Data in this exercise:
____
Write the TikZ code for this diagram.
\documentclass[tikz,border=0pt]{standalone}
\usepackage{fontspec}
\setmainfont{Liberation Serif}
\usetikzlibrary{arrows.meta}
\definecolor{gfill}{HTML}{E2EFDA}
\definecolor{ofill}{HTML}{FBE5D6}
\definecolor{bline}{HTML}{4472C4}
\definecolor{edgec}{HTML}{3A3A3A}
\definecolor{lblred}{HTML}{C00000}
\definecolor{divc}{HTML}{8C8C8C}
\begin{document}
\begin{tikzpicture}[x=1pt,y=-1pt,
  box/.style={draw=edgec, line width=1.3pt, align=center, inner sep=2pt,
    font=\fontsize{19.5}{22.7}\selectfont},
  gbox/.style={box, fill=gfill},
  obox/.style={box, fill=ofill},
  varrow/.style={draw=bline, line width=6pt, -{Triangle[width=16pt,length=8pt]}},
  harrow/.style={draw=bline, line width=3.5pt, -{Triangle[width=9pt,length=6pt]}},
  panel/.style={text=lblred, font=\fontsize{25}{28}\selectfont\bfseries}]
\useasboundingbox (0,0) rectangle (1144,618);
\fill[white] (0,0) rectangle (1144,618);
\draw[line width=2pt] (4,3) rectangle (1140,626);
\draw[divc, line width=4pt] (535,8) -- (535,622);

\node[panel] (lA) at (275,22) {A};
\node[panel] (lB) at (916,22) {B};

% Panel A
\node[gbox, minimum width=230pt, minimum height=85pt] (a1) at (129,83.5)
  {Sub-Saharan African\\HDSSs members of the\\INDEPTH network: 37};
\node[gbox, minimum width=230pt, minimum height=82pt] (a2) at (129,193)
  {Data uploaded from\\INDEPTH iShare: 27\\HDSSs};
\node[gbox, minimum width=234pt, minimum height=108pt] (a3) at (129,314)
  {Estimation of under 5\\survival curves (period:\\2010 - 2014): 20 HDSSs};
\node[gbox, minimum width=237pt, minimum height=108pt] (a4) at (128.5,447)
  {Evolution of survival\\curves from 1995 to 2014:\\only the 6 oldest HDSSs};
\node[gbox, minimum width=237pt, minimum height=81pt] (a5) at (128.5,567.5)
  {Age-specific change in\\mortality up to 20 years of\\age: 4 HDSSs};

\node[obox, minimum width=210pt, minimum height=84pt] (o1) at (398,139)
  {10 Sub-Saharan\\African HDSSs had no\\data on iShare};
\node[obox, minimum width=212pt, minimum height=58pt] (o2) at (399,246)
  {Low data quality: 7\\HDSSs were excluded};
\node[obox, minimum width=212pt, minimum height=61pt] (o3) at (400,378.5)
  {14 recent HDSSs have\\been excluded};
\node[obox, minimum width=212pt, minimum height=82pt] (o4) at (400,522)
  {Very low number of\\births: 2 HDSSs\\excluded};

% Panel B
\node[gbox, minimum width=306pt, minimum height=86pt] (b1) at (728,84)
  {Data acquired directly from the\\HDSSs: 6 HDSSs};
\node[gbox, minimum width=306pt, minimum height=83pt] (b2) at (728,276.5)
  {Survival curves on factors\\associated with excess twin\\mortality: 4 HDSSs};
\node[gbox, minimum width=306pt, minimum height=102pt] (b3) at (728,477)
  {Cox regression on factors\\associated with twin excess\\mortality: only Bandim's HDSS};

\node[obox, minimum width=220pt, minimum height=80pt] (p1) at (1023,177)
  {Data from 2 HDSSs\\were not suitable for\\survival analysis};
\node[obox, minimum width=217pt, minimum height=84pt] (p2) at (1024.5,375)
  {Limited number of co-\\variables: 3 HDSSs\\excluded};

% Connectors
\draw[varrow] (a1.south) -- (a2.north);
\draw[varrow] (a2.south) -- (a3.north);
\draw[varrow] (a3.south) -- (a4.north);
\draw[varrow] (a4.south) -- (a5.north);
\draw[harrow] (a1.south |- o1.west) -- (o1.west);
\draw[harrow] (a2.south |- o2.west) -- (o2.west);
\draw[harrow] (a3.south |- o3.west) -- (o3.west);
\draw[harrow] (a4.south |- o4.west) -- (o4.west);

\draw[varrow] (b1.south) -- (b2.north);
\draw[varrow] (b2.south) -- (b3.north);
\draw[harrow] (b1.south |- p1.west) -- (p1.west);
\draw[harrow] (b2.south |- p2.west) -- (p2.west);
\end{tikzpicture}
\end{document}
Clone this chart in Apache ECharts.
____
Aim of the task:
Write out exactly the lines from the start of the material through the line with "(lB) at (916,22)". No other output is expected.

Exercise result:
Write the TikZ code for this diagram.
\documentclass[tikz,border=0pt]{standalone}
\usepackage{fontspec}
\setmainfont{Liberation Serif}
\usetikzlibrary{arrows.meta}
\definecolor{gfill}{HTML}{E2EFDA}
\definecolor{ofill}{HTML}{FBE5D6}
\definecolor{bline}{HTML}{4472C4}
\definecolor{edgec}{HTML}{3A3A3A}
\definecolor{lblred}{HTML}{C00000}
\definecolor{divc}{HTML}{8C8C8C}
\begin{document}
\begin{tikzpicture}[x=1pt,y=-1pt,
  box/.style={draw=edgec, line width=1.3pt, align=center, inner sep=2pt,
    font=\fontsize{19.5}{22.7}\selectfont},
  gbox/.style={box, fill=gfill},
  obox/.style={box, fill=ofill},
  varrow/.style={draw=bline, line width=6pt, -{Triangle[width=16pt,length=8pt]}},
  harrow/.style={draw=bline, line width=3.5pt, -{Triangle[width=9pt,length=6pt]}},
  panel/.style={text=lblred, font=\fontsize{25}{28}\selectfont\bfseries}]
\useasboundingbox (0,0) rectangle (1144,618);
\fill[white] (0,0) rectangle (1144,618);
\draw[line width=2pt] (4,3) rectangle (1140,626);
\draw[divc, line width=4pt] (535,8) -- (535,622);

\node[panel] (lA) at (275,22) {A};
\node[panel] (lB) at (916,22) {B};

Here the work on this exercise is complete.